Надо сказать, что заглавие сборника также варьируется. Наиболее часто встречаются «Девичья (иногда Девическая) Игрушка» и «Сочинения Баркова». Иногда эти названия объединяются в одно «Девичья Игрушка, или Сочинения Баркова». Сборник ГПБ-1 имеет также дополнительный титул «Своевольный Парнас, или Разные стихотворения». Между тем даже столь, казалось бы, определенное название, как «Сочинения Баркова», тоже достаточно условно. Дело в том, что даже произведения, которые можно отнести к исходным слоям «Девичьей Игрушки», явно принадлежат разным авторам. В. П. Степанов в своей словарной статье о Баркове обратил внимание на очевидный факт: целый ряд списков содержит предисловие, называющееся «Приношение Белинде», в котором, в частности, сказано: «Но препоручив тебе, несравненная Белинда, книгу сию, препоручаю я в благосклонность твою не себя одного, а многих, ибо не один я автор трудам в ней находящимся и не один также собрал оную». (В. Степанов цитирует эти слова по другому списку и в несколько другой редакции.) «Девичья Игрушка» действительно неоднородна. Прежде всего, в различных экземплярах попадаются тексты, вовсе не имеющие отношения к барковиане и объединенные, пожалуй, только своей принадлежностью к рукописной литературе, создающейся без расчета на печатный станок. Среди них «Гимн бороде» Ломоносова, «Послание слугам» Фонвизина, эпиграммы на Сумарокова и др. Особняком стоит в «Девичьей Игрушке» цикл, связанный с именем некоего Ивана Даниловича Осипова: послания к нему А. В. Олсуфьева и ответы на них, ода на день рождения дочери Ивана Даниловича, поэма «Осквернонный Ванюша Яблошник (Яблочкин)» и др. В этих произведениях отражены нравы и фольклор полубогемной петербургской компании того времени, имевшей как аристократический, так и плебейский состав. Здесь упомянут целый ряд реальных исторических личностей, имена которых требуют реального комментария. При всем площадно-кабацком характере своего остроумия тексты, группирующиеся вокруг фигуры Ивана Даниловича, резко уступают основному массиву барковианы по части грубости и откровенности.

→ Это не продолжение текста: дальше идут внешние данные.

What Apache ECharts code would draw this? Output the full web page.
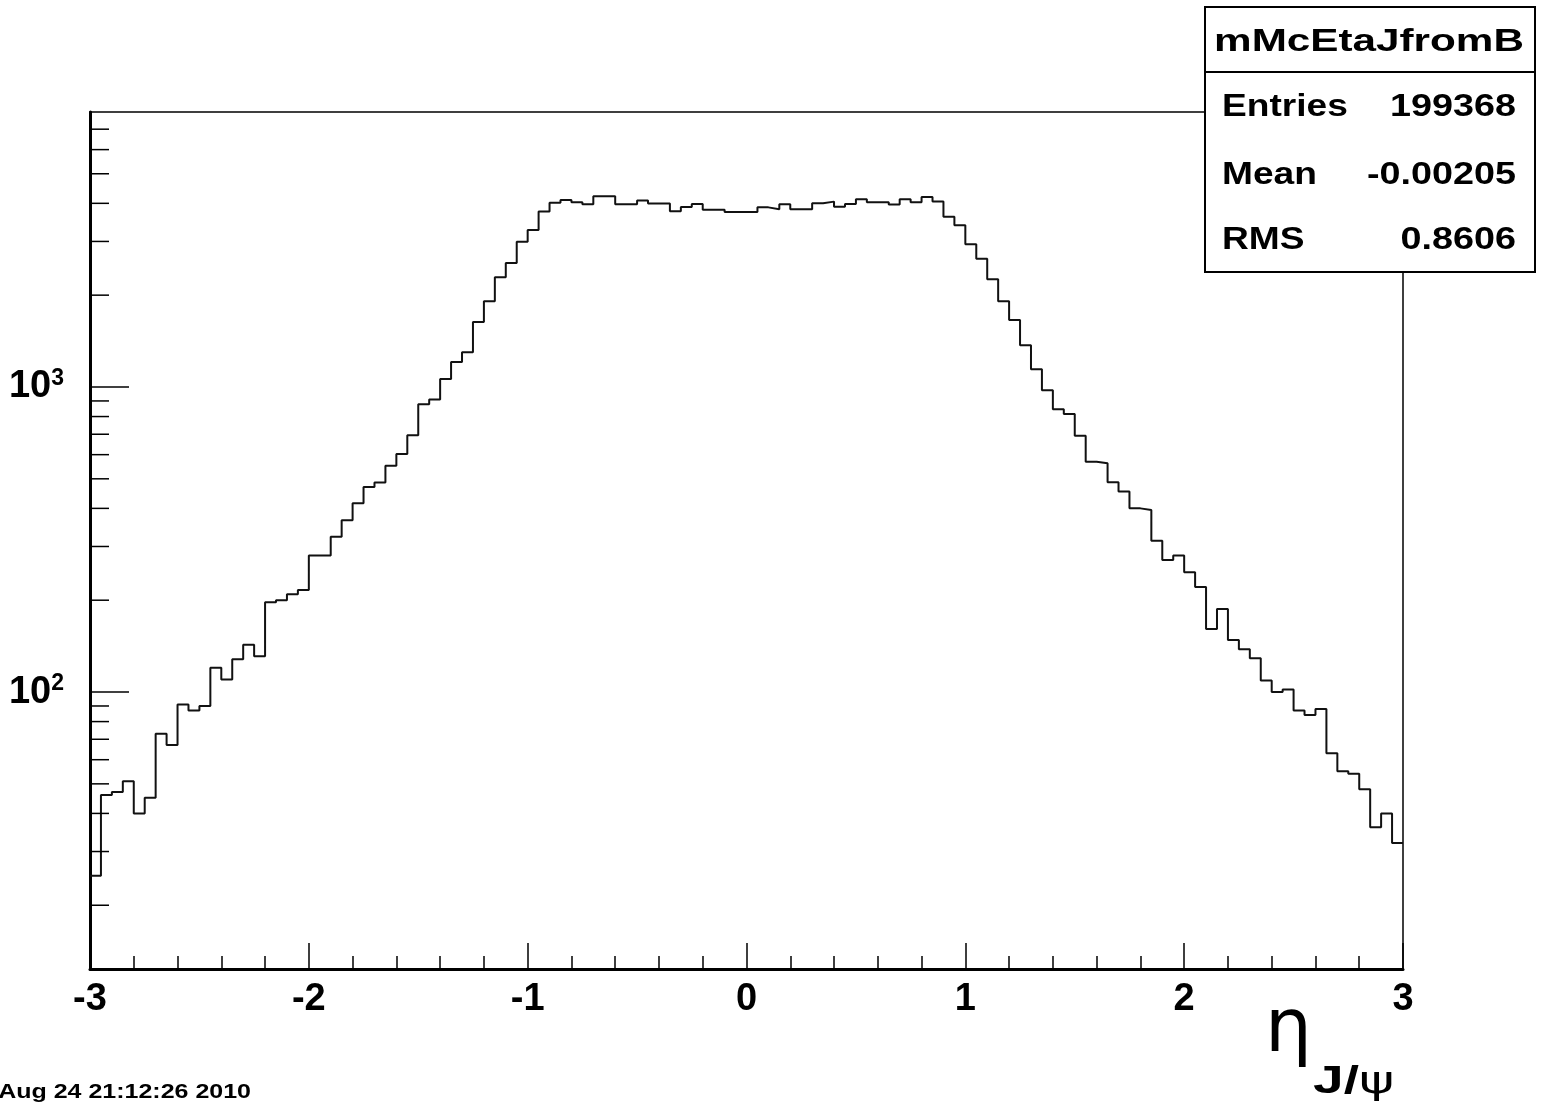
<!DOCTYPE html>
<html>
<head>
<meta charset="utf-8">
<script src="https://cdn.jsdelivr.net/npm/echarts@6/dist/echarts.min.js"></script>
<style>
html,body{margin:0;padding:0;background:#fff;}
#chart{width:1543px;height:1108px;}
</style>
</head>
<body>
<div id="chart"></div>
<script>
// ---- data ----
const xMin = -3;
const xMax = 3;
const binWidth = 0.05;
const counts = [
  25, 46, 47, 51, 40, 45, 73, 67, 91, 87,
  90, 120, 110, 128, 143, 131, 197, 200, 209, 216,
  280, 280, 323, 366, 416, 470, 486, 552, 603, 695,
  877, 909, 1062, 1207, 1300, 1634, 1910, 2291, 2551, 2994,
  3273, 3758, 4017, 4102, 4033, 3972, 4219, 4219, 3972, 3972,
  4083, 3992, 3992, 3767, 3890, 3982, 3812, 3812, 3749, 3749,
  3749, 3880, 3827, 3972, 3827, 3827, 4001, 4052, 3899, 3982,
  4125, 4033, 4033, 3962, 4125, 4033, 4198, 4052, 3614, 3387,
  2938, 2635, 2254, 1910, 1659, 1370, 1143, 975, 845, 815,
  692, 569, 562, 487, 454, 400, 395, 313, 271, 280,
  247, 221, 161, 187, 148, 138, 129, 109, 100, 102,
  87, 84, 88, 63, 55, 54, 48, 36, 40, 32
];
const yMin = 12.36;
const yMax = 7970;
const yMajorTicks = [100, 1000];
const yMinorTicks = [20, 30, 40, 50, 60, 70, 80, 90,
                     200, 300, 400, 500, 600, 700, 800, 900,
                     2000, 3000, 4000, 5000, 6000, 7000];
const statTitle = 'mMcEtaJfromB';
const statRows = [['Entries', '199368'], ['Mean', '-0.00205'], ['RMS', '0.8606']];
const dateText = 'Aug 24 21:12:26 2010';

// ---- build step series (low edges + closing point) ----
const stepData = counts.map((c, i) => [xMin + i * binWidth, c]);
stepData.push([xMax, counts[counts.length - 1]]);

const tickData = yMajorTicks.map(v => [xMin, v, 1]).concat(yMinorTicks.map(v => [xMin, v, 0]));

const chart = echarts.init(document.getElementById('chart'), null, {renderer: 'canvas'});
const FONT = "'Liberation Sans', Arial, sans-serif";

function txt(text, x, y, align, font, sx, extra) {
  const el = {type: 'text', z: 102, x: x, y: y, scaleX: sx || 1, originX: 0, originY: 0,
    style: Object.assign({text: text, x: 0, y: 0, textAlign: align, textVerticalAlign: 'middle', font: font, fill: '#000'}, extra || {})};
  return el;
}

const graphics = [
  {type: 'rect', z: 100, shape: {x: 1205, y: 7, width: 330, height: 265},
   style: {fill: '#fff', stroke: '#000', lineWidth: 2}},
  {type: 'line', z: 101, shape: {x1: 1205, y1: 72, x2: 1535, y2: 72},
   style: {stroke: '#000', lineWidth: 2}},
  txt(statTitle, 1369, 42, 'center', 'bold 32px ' + FONT, 1.32),
  txt(dateText, 251, 1092, 'right', 'bold 21px ' + FONT, 1.19),
  txt('η', 1265, 1032, 'left', '74px "DejaVu Sans", sans-serif', 1),
  txt('{j|J/}{p|ψ}', 1313, 1083, 'left', 'bold 38px ' + FONT, 1.45,
      {rich: {j: {font: 'bold 38px ' + FONT, fill: '#000'}, p: {font: '37px "DejaVu Sans", sans-serif', fill: '#000'}}})
];
const rowY = [107, 175, 240];
statRows.forEach((r, i) => {
  graphics.push(txt(r[0], 1222, rowY[i], 'left', 'bold 32px ' + FONT, 1.16));
  graphics.push(txt(r[1], 1516, rowY[i], 'right', 'bold 32px ' + FONT, 1.18));
});

const option = {
  backgroundColor: '#fff',
  animation: false,
  grid: {left: 90, right: 140, top: 112, bottom: 139, show: true, borderColor: '#000', borderWidth: 1.5, backgroundColor: 'transparent'},
  xAxis: {
    type: 'value', min: xMin, max: xMax, interval: 1,
    axisLine: {show: true, onZero: false, lineStyle: {color: '#000', width: 3}},
    axisTick: {show: true, inside: true, length: 26, lineStyle: {color: '#000', width: 1.5}},
    minorTick: {show: true, splitNumber: 5, length: 13, lineStyle: {color: '#000', width: 1.5}},
    axisLabel: {fontSize: 38, fontWeight: 'bold', color: '#000', fontFamily: FONT, margin: 12},
    splitLine: {show: false}
  },
  yAxis: {
    type: 'log', logBase: 10, min: yMin, max: yMax,
    axisLine: {show: true, onZero: false, lineStyle: {color: '#000', width: 3}},
    axisTick: {show: false},
    splitLine: {show: false},
    axisLabel: {
      showMinLabel: false, showMaxLabel: false, margin: 26,
      formatter: function (v) {
        const e = Math.round(Math.log10(v));
        if (Math.abs(Math.pow(10, e) - v) / v > 1e-6) return '';
        return '{b|10}{s|' + e + '}';
      },
      rich: {
        b: {fontSize: 38, fontWeight: 'bold', color: '#000', fontFamily: FONT, lineHeight: 40},
        s: {fontSize: 23, fontWeight: 'bold', color: '#000', fontFamily: FONT, verticalAlign: 'top', lineHeight: 40, padding: [0, 0, 14, 0]}
      }
    }
  },
  series: [
    {
      type: 'line', step: 'end', data: stepData, showSymbol: false, symbol: 'none',
      lineStyle: {color: '#111', width: 2}, clip: true, silent: true, z: 5
    },
    {
      type: 'custom', data: tickData, silent: true, clip: false, z: 6,
      encode: {x: 0, y: 1},
      renderItem: function (params, api) {
        const p = api.coord([api.value(0), api.value(1)]);
        const len = api.value(2) ? 39 : 19;
        return {type: 'line', shape: {x1: p[0], y1: p[1], x2: p[0] + len, y2: p[1]},
                style: {stroke: '#000', lineWidth: 1.5}};
      }
    }
  ],
  graphic: graphics
};
chart.setOption(option);
</script>
</body>
</html>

Но и за вычетом перечисленных произведений «Девичья Игрушка» остается созданием различных авторов. В списке ГПБ-1 есть, в частности, принадлежащие его первому владельцу подписи под некоторыми стихотворениями, указывающие на их авторство. Одно из стихотворений, носящих распространенное заглавие «Ода к пизде», приписано здесь Чулкову, другое, «Письмо к Приапу», — Ф. Мамо<нову>. Эпиграмма «На актрису Д» и стансы «Происхождение подьячего» подписаны «сочинения А. С.» (по нашему мнению, есть самые серьезные основания атрибутировать эти тексты Сумарокову). Подпись «сочинения Г. Б.» (безусловно, ее следует расшифровать как «Сочинения господина Баркова») также стоит под двумя произведениями: «Одой Приапу», представляющей собой своего рода расширенный и дополненный перевод знаменитого одноименного стихотворения французского поэта А. Пирона, и «Поэмой на победу Приаповой дщери». (В других списках эта поэма носит название «Сражение между хуем и пиздою о первенстве».) Однако, вне всякого сомнения, реальный вклад Баркова в «Девичью Игрушку» куда более весом. Такой осведомленный и, вполне возможно, лично знавший Баркова современник, как Новиков, утверждал, что ему принадлежит «множество целых и мелких стихотворений в честь Вакха и Афродиты». О «бурлесках, каковых он выпустил в свет множество» пишет и появившееся в Лейпциге еще при жизни Баркова «Известие о некоторых русских писателях», принадлежащее И. А. Дмитревскому или В. И. Лукину. Таким образом, не приходится сомневаться, что сборник, носящий имя Баркова, заключает значительное количество его собственных произведений, однако предложить сколько-нибудь серьезные критерии для их выделения из общего массива сегодня не представляется возможным.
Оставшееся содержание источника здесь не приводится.